━━ Records for the task ━━

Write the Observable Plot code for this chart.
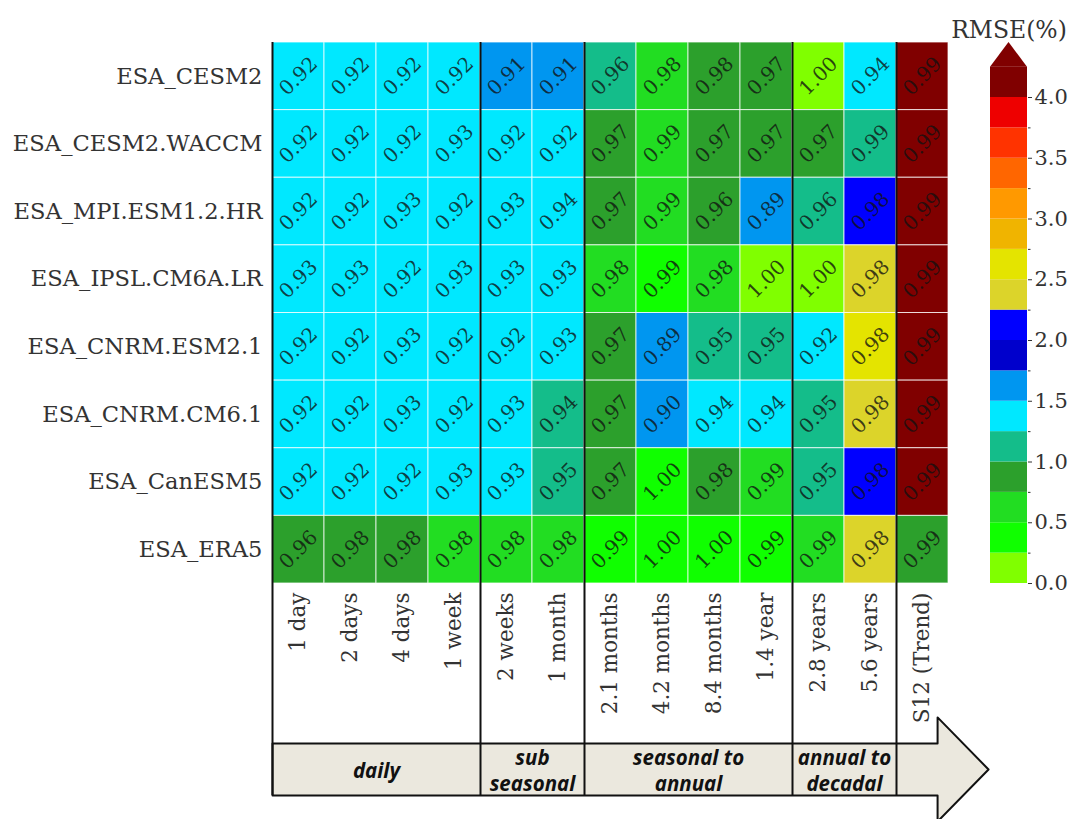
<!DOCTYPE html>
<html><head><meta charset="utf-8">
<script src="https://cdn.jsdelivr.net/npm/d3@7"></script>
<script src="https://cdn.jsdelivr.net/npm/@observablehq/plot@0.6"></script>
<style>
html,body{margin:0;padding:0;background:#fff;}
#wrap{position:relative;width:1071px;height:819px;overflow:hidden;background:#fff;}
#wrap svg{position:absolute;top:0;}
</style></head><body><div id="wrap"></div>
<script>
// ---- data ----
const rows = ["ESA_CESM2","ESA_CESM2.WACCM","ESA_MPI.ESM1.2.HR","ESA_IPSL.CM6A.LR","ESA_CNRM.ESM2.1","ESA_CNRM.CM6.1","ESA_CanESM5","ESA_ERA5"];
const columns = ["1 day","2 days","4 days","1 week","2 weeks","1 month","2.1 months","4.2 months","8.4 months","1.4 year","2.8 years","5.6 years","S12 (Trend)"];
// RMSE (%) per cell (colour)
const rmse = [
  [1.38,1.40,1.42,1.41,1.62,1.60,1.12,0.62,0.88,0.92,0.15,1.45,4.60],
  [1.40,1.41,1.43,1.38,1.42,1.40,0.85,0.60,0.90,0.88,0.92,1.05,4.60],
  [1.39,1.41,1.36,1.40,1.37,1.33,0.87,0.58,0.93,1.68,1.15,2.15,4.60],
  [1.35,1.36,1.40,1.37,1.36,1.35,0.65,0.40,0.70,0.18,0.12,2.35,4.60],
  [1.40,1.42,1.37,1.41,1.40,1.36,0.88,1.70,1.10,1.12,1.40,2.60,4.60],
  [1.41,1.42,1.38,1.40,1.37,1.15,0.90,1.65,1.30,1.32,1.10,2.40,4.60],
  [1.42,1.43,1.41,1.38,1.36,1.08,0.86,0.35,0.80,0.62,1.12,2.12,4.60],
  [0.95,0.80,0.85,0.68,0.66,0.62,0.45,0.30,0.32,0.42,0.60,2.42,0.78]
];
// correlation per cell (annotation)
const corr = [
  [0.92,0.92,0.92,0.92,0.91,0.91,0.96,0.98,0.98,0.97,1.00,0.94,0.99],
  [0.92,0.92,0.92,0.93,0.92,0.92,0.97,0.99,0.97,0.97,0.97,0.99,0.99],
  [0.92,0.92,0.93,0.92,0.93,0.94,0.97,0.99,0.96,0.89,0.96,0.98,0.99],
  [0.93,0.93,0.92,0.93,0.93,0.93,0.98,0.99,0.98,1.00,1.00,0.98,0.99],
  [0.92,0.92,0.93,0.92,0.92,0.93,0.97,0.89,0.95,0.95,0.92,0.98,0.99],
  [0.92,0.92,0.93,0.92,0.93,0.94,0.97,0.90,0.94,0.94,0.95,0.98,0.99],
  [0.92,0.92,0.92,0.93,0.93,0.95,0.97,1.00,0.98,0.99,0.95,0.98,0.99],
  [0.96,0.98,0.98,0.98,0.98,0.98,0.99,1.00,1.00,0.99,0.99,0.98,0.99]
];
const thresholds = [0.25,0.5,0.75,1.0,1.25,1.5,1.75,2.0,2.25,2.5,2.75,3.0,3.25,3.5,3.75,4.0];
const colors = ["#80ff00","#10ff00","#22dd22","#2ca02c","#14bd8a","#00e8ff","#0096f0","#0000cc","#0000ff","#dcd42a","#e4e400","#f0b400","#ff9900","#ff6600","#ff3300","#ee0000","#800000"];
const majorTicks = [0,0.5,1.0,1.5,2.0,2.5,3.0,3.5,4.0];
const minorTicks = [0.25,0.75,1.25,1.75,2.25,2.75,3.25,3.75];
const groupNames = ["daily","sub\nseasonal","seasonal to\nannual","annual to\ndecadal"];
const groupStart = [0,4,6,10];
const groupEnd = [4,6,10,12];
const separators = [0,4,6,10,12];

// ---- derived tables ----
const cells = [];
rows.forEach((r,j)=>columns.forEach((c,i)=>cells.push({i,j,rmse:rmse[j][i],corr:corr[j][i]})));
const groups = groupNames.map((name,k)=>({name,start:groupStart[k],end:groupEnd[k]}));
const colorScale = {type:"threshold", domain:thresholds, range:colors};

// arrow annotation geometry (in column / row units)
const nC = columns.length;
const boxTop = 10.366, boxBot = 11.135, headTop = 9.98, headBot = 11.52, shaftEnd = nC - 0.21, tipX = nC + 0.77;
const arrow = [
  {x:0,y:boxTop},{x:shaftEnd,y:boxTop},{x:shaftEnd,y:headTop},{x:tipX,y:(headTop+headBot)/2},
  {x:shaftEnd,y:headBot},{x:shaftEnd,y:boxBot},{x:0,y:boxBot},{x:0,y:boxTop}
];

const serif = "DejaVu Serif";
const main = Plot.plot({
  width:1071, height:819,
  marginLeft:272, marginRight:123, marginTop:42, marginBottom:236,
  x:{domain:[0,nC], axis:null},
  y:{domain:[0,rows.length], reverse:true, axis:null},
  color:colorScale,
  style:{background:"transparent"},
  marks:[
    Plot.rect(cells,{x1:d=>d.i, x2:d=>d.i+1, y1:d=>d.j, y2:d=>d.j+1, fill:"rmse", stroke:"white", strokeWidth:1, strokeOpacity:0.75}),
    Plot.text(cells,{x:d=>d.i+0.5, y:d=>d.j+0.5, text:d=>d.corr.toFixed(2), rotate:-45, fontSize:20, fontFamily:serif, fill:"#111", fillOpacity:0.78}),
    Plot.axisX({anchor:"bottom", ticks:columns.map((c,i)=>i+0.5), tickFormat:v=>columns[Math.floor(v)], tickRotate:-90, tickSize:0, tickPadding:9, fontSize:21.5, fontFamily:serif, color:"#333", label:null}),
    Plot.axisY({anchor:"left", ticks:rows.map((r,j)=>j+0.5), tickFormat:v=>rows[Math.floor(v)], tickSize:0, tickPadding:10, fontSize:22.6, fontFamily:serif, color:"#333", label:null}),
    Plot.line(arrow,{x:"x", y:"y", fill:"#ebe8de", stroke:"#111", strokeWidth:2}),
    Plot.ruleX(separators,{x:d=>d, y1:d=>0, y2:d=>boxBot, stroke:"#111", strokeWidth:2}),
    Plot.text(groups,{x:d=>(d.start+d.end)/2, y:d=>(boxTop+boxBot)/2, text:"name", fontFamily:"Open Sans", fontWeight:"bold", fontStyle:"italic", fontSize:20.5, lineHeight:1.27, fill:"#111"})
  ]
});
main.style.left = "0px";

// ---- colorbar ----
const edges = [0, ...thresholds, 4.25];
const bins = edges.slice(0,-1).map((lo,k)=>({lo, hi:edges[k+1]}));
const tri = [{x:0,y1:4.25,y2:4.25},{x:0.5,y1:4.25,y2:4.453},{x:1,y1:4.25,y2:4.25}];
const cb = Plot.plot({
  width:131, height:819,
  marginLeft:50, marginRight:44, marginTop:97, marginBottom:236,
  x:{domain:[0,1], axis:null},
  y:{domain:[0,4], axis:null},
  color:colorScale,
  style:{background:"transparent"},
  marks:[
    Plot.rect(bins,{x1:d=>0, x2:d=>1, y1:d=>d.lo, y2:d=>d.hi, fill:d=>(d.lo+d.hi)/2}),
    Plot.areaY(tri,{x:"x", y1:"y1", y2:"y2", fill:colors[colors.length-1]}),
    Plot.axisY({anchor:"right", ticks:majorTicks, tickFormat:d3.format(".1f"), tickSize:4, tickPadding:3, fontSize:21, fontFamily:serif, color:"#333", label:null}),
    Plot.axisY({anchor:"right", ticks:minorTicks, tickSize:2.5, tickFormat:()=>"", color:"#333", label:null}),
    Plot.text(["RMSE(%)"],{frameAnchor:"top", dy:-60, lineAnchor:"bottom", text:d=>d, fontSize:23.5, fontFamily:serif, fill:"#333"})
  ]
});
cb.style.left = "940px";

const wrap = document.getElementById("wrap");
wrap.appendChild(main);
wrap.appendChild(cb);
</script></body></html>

━━━
━━ Records for the task ━━

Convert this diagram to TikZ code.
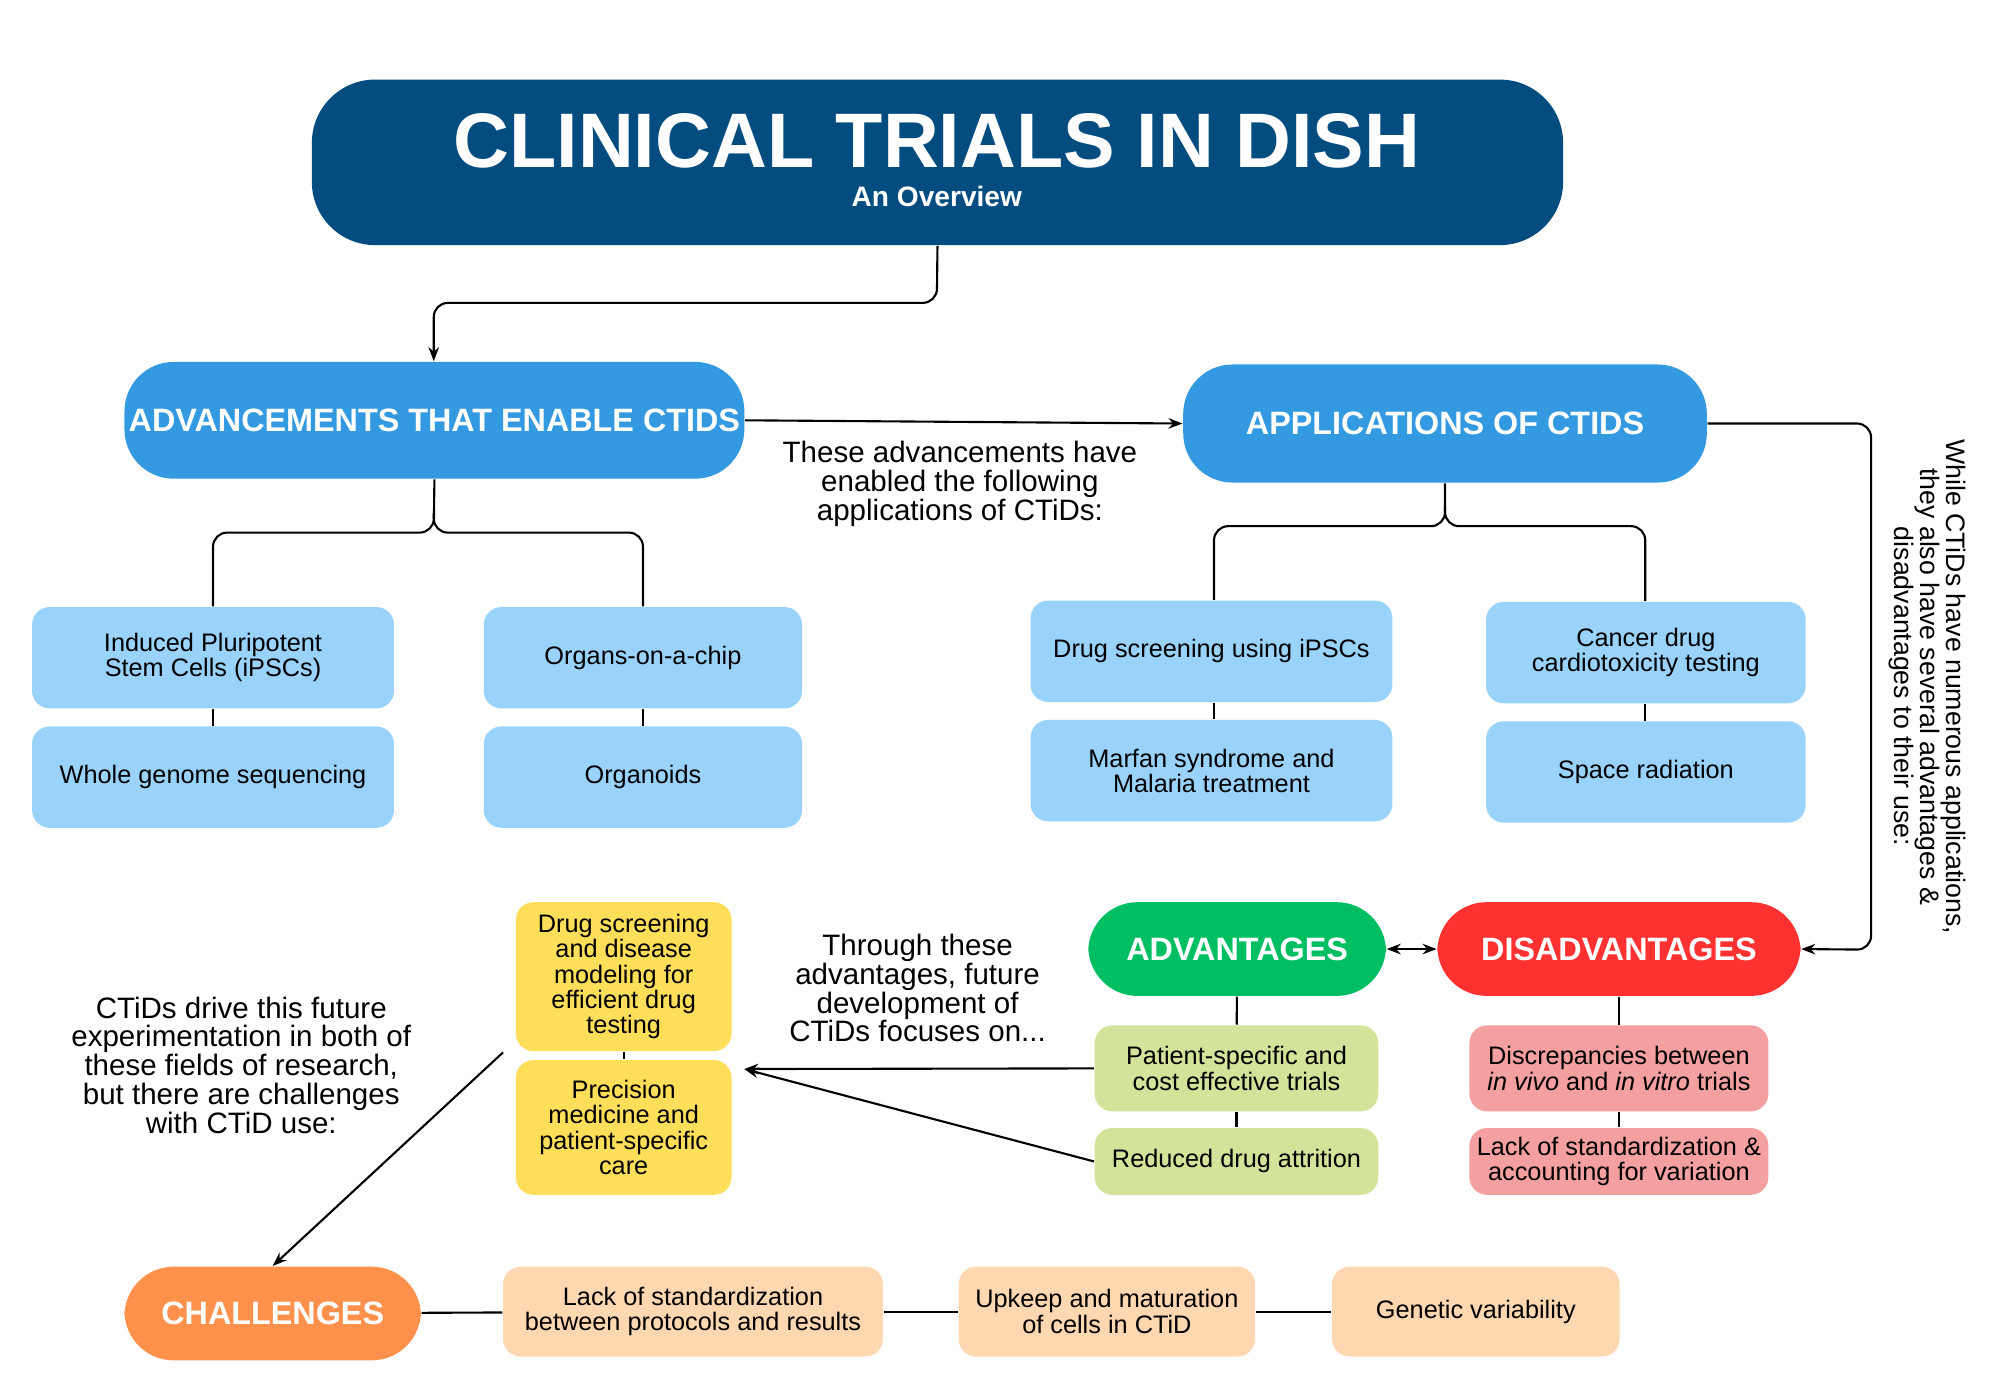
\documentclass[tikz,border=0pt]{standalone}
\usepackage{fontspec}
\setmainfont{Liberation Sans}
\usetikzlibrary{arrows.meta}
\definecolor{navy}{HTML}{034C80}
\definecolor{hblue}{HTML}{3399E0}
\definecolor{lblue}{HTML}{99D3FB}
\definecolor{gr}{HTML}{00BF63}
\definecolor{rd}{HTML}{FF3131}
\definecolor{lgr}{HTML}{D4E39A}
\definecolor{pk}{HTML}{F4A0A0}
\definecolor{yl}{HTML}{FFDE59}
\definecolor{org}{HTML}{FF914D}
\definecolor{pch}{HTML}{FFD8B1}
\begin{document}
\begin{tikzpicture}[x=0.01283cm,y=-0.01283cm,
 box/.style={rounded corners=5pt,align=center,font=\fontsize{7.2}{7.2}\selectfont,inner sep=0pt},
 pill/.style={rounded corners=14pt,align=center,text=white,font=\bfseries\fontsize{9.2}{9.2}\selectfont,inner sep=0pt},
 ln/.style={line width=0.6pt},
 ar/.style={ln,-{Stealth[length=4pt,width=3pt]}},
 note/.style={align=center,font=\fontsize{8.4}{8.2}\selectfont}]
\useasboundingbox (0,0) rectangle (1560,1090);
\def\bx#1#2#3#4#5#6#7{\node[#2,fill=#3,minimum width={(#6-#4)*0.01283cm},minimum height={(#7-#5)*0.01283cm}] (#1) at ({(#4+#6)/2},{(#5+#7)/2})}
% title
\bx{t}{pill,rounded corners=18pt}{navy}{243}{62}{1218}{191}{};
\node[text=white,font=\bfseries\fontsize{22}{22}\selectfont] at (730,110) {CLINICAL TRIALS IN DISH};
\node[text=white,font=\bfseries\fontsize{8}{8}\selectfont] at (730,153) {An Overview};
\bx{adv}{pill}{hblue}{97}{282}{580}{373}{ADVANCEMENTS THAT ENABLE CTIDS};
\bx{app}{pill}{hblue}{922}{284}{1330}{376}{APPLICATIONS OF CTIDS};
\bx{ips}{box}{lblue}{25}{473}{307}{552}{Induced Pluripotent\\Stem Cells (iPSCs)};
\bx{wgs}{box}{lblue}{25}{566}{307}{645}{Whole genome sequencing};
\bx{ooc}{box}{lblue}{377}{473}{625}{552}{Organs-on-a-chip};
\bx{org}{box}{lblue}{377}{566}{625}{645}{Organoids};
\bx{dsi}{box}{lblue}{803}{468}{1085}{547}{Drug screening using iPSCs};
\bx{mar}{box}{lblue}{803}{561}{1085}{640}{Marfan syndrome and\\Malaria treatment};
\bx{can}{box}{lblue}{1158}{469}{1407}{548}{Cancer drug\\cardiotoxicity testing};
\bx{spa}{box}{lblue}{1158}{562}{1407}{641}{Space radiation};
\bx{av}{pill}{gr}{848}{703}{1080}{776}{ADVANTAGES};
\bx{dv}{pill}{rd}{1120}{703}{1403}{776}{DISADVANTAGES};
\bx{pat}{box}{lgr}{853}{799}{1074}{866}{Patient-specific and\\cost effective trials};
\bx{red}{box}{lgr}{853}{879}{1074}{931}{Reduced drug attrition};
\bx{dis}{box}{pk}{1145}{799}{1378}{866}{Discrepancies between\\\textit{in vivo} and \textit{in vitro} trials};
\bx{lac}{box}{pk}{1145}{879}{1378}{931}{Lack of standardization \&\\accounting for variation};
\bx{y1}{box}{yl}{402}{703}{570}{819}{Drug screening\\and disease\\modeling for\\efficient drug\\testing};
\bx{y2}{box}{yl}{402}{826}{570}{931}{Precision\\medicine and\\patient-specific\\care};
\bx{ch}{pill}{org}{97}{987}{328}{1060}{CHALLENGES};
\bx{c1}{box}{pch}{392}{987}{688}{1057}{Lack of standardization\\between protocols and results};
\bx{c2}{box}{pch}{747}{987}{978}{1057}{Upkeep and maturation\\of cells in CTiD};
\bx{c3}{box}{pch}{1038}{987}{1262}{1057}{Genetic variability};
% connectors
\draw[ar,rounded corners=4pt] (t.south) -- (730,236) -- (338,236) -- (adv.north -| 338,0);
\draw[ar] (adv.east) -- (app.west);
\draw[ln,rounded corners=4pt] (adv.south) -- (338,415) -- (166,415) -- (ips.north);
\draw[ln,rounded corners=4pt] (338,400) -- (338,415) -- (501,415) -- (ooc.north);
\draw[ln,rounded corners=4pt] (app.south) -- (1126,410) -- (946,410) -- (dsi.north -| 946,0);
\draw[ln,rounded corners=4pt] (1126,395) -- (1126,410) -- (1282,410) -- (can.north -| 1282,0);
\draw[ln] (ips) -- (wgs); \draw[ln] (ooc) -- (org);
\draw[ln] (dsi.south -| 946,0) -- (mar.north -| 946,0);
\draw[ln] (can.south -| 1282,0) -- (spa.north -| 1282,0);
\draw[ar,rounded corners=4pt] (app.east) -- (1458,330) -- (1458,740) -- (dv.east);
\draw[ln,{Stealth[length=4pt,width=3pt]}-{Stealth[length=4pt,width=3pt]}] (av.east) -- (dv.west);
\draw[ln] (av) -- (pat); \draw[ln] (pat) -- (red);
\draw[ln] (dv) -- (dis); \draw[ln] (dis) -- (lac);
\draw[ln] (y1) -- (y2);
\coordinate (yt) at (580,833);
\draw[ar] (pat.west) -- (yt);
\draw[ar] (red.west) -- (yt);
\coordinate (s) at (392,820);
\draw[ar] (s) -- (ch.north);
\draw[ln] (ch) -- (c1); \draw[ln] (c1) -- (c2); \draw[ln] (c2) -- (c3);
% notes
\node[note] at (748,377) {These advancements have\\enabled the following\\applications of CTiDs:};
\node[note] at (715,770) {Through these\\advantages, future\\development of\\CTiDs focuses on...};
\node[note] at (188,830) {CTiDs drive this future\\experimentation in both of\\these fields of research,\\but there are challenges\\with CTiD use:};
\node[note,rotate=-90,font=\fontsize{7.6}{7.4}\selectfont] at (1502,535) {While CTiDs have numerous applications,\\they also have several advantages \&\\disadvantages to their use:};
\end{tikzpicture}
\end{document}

━━━

- Exercise description: Gather up the lines that contain the word "code".

- Answer to the task:
Write the Observable Plot code for this chart.
Convert this diagram to TikZ code.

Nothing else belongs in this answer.